Aviva’s net pension scheme surplus hit £2.9bn over H1 18, an increase of £442m over the same period last year due to a decrease in the schemes’ liabilities and an increase in contributions, its half-year results have shown.
The value of Aviva’s assets totalled £18.9bn over the first six months of 2018, while its liabilities fell by £700m to £15.4bn on an IAS 19 accounting basis. Over the same period last year assets hit £19.2bn while liabilities were measured at £16.1bn.
The £3.5bn difference was balanced by a £606m insurance policy, bringing the scheme surplus to £2.9bn.
The firm contributed £129m into the scheme in the first six months of the year.
Remeasurements meant the scheme grew by £137m, driven by a £449m gain from a change in economic assumptions, offset by a £299m loss on return on scheme assets.
Aviva said: “The increase in the surplus during the period is primarily due to employer contributions into the schemes and remeasurements recognised in other comprehensive income.
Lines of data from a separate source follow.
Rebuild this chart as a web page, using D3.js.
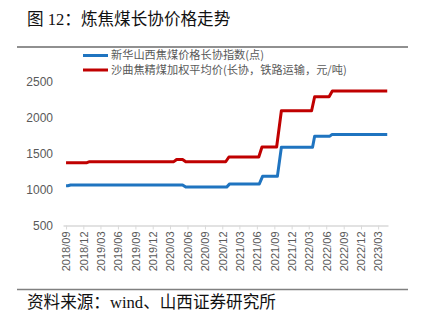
<!DOCTYPE html>
<html>
<head>
<meta charset="utf-8">
<script src="https://cdn.jsdelivr.net/npm/d3@7"></script>
<style>
  html, body { margin: 0; padding: 0; background: #fff; }
  svg { display: block; }
</style>
</head>
<body>
<svg id="chart" width="423" height="325"></svg>
<script>
// Xinhua Shanxi coking coal long-term contract index (points)
const indexDates = ["2018-09-01","2018-09-10","2018-09-25","2020-05-06","2020-05-23","2020-12-24","2021-01-09",
  "2021-06-14","2021-07-01","2021-09-17","2021-10-08","2022-03-21","2022-04-01","2022-06-20","2022-07-02","2023-04-18"];
const indexValues = [1055,1055,1065,1065,1035,1035,1080,1080,1185,1185,1590,1590,1745,1745,1770,1770];

// Shaqu coking coal weighted average price (contract, rail, yuan/t)
const priceDates = ["2018-09-01","2018-12-20","2019-01-03","2020-03-21","2020-04-05","2020-05-06","2020-05-23",
  "2020-12-19","2021-01-05","2021-06-11","2021-06-28","2021-09-13","2021-10-08","2022-03-16","2022-04-01",
  "2022-06-16","2022-07-03","2023-04-18"];
const priceValues = [1375,1375,1390,1390,1420,1420,1388,1388,1455,1455,1595,1595,2100,2100,2295,2295,2375,2375];

const seriesNames = ["新华山西焦煤价格长协指数(点)", "沙曲焦精煤加权平均价(长协，铁路运输，元/吨)"];
const seriesColors = ["#1f74c0", "#c00000"];
const yTicks = [500, 1000, 1500, 2000, 2500];
const xTickLabels = ["2018/09","2018/12","2019/03","2019/06","2019/09","2019/12","2020/03","2020/06","2020/09",
  "2020/12","2021/03","2021/06","2021/09","2021/12","2022/03","2022/06","2022/09","2022/12","2023/03"];

const parse = d3.timeParse("%Y-%m-%d");
const parseTick = d3.timeParse("%Y/%m");
const series = [
  indexDates.map((d, i) => ({ date: parse(d), value: indexValues[i] })),
  priceDates.map((d, i) => ({ date: parse(d), value: priceValues[i] }))
];

const svg = d3.select("#chart");
const cjk = "'Noto Sans CJK SC', 'Noto Sans', sans-serif";
const serifCjk = "'Liberation Serif', 'Noto Sans CJK SC', serif";

// Title and rules
svg.append("text").attr("x", 27).attr("y", 25)
  .attr("font-family", serifCjk).attr("font-size", 16.6).attr("fill", "#111")
  .text("图 12：炼焦煤长协价格走势");
svg.append("line").attr("x1", 17).attr("x2", 408).attr("y1", 47).attr("y2", 47)
  .attr("stroke", "#222").attr("stroke-width", 1.2);
svg.append("line").attr("x1", 17).attr("x2", 408).attr("y1", 289.5).attr("y2", 289.5)
  .attr("stroke", "#808080").attr("stroke-width", 1.5);
svg.append("text").attr("x", 27).attr("y", 308)
  .attr("font-family", serifCjk).attr("font-size", 16.6).attr("fill", "#111")
  .text("资料来源：wind、山西证券研究所");

// Scales
const x = d3.scaleTime()
  .domain([parse("2018-08-16"), parse("2023-04-22")])
  .range([63, 388]);
const y = d3.scaleLinear().domain([500, 2500]).range([225.5, 82]);

// Y labels (no axis line)
svg.append("g").selectAll("text").data(yTicks).join("text")
  .attr("x", 53).attr("y", d => y(d)).attr("dy", "0.35em")
  .attr("text-anchor", "end")
  .attr("font-family", "'Liberation Sans', Arial, sans-serif").attr("font-size", 12)
  .attr("fill", "#595959").text(d => d);

// X axis
const xAxis = d3.axisBottom(x)
  .tickValues(xTickLabels.map(parseTick))
  .tickSize(4).tickSizeOuter(0)
  .tickFormat(d3.timeFormat("%Y/%m"));
const gx = svg.append("g").attr("transform", `translate(0,${y(500)})`).call(xAxis);
gx.select(".domain").attr("stroke", "#d9d9d9").attr("stroke-width", 1.3);
gx.selectAll(".tick line").attr("stroke", "#d9d9d9").attr("stroke-width", 1);
gx.selectAll(".tick text")
  .attr("font-family", "'Liberation Sans', Arial, sans-serif").attr("font-size", 11)
  .attr("fill", "#595959")
  .attr("text-anchor", "end")
  .attr("transform", "rotate(-90)")
  .attr("x", -6).attr("y", 0).attr("dy", "0.35em");

// Lines
const line = d3.line().x(d => x(d.date)).y(d => y(d.value));
series.forEach((s, i) => {
  svg.append("path").datum(s)
    .attr("fill", "none").attr("stroke", seriesColors[i]).attr("stroke-width", 3)
    .attr("stroke-linejoin", "round")
    .attr("d", line);
});

// Legend
const legend = svg.append("g");
seriesNames.forEach((name, i) => {
  const ly = 55.5 + i * 14.5;
  legend.append("line").attr("x1", 83).attr("x2", 108).attr("y1", ly).attr("y2", ly)
    .attr("stroke", seriesColors[i]).attr("stroke-width", 3);
  legend.append("text").attr("x", 111).attr("y", ly).attr("dy", "0.35em")
    .attr("font-family", cjk).attr("font-size", 11.2).attr("fill", "#595959")
    .text(name);
});
</script>
</body>
</html>
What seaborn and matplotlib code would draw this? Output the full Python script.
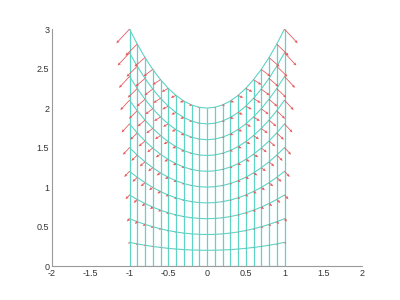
import matplotlib
matplotlib.use("Agg")
import matplotlib.pyplot as plt
import seaborn as sns
import numpy as np

# mesh columns (x positions) and their top heights
x_cols = [-1.0, -0.9, -0.8, -0.7, -0.6, -0.5, -0.4, -0.3, -0.2, -0.1, 0.0,
          0.1, 0.2, 0.3, 0.4, 0.5, 0.6, 0.7, 0.8, 0.9, 1.0]
top_heights = [3.0, 2.81, 2.64, 2.49, 2.36, 2.25, 2.16, 2.09, 2.04, 2.01, 2.0,
               2.01, 2.04, 2.09, 2.16, 2.25, 2.36, 2.49, 2.64, 2.81, 3.0]
# fractions of the top height at which the horizontal mesh curves sit
levels = [0.0, 0.1, 0.2, 0.3, 0.4, 0.5, 0.6, 0.7, 0.8, 0.9, 1.0]

# arrow components: per-column factors and per-level factors
arrow_u_col = [-0.17, -0.153, -0.136, -0.119, -0.102, -0.085, -0.068, -0.051, -0.034, -0.017, 0.0,
               0.017, 0.034, 0.051, 0.068, 0.085, 0.102, 0.119, 0.136, 0.153, 0.17]
arrow_v_col = [-0.18, -0.146, -0.115, -0.088, -0.065, -0.045, -0.029, -0.016, -0.007, -0.002, 0.0,
               -0.002, -0.007, -0.016, -0.029, -0.045, -0.065, -0.088, -0.115, -0.146, -0.18]
arrow_level = [0.0, 0.1, 0.2, 0.3, 0.4, 0.5, 0.6, 0.7, 0.8, 0.9, 1.0]

sns.set_style("white")
plt.rcParams['font.family'] = ['Liberation Sans', 'DejaVu Sans']

fig = plt.figure(figsize=(4, 3), dpi=100)
ax = fig.add_axes([0.13, 0.113, 0.775, 0.79])

mesh_color = "#5fd3c4"
X = np.array(x_cols)
H = np.array(top_heights)

# vertical mesh lines
vl = ax.vlines(X, 0.0, H, colors=mesh_color, lw=0.9, zorder=2)
vl.set_snap(True)
# horizontal mesh curves
for lv in levels:
    sns.lineplot(x=X, y=lv * H, color=mesh_color, lw=0.8,
                 estimator=None, sort=False, ax=ax, zorder=2)

# arrows at grid points (skip zero-length ones)
qx, qy, qu, qv = [], [], [], []
for lv, al in zip(levels, arrow_level):
    for xi, hi, uc, vc in zip(x_cols, top_heights, arrow_u_col, arrow_v_col):
        u, v = uc * al, vc * al
        if abs(u) + abs(v) < 1e-9:
            continue
        qx.append(xi); qy.append(lv * hi)
        qu.append(u); qv.append(v)
ax.quiver(qx, qy, qu, qv, angles="xy", scale_units="xy", scale=1,
          color="#e8585c", width=0.0026, headwidth=3.5, headlength=4,
          headaxislength=3.5, minlength=0, zorder=3)

ax.set_xlim(-2, 2)
ax.set_ylim(0, 3)
ax.set_xticks([-2, -1.5, -1, -0.5, 0, 0.5, 1, 1.5, 2])
ax.set_xticklabels(["-2", "-1.5", "-1", "-0.5", "0", "0.5", "1", "1.5", "2"])
ax.set_yticks([0, 0.5, 1, 1.5, 2, 2.5, 3])
ax.set_yticklabels(["0", "0.5", "1", "1.5", "2", "2.5", "3"])
ax.set_xlabel(""); ax.set_ylabel("")
for s in ["top", "right"]:
    ax.spines[s].set_visible(False)
for s in ["left", "bottom"]:
    ax.spines[s].set_color("#9a9a9a")
    ax.spines[s].set_linewidth(0.8)
ax.tick_params(direction="in", length=3, width=0.6, color="#9a9a9a",
               labelsize=6.5, labelcolor="#333333", pad=2)

fig.savefig("out.png", dpi=100)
The remeasurements recognised are principally a result of widening corporate spreads in the UK, partly offset by lower inflation in the UK.”
Aviva’s pension deficits have remained steady over the past year and a half at roughly £1.4bn, made up of a £725m staff pension scheme obligation, £71m of restructuring provisions and £617m in other provisions.
Aviva’s long-term savings operation profit increased to £106m in H1 18, a 19 per cent increase over the same period last year.
Platform net flows totalled £2.2bn for the first sixth months of 2018, despite issues which affected independent financial adviser and customer functionality for up to six days in January when it changes platform providers to FNZ.
Platform assets under management grew by 12 per cent to £22.7bn in H1 18.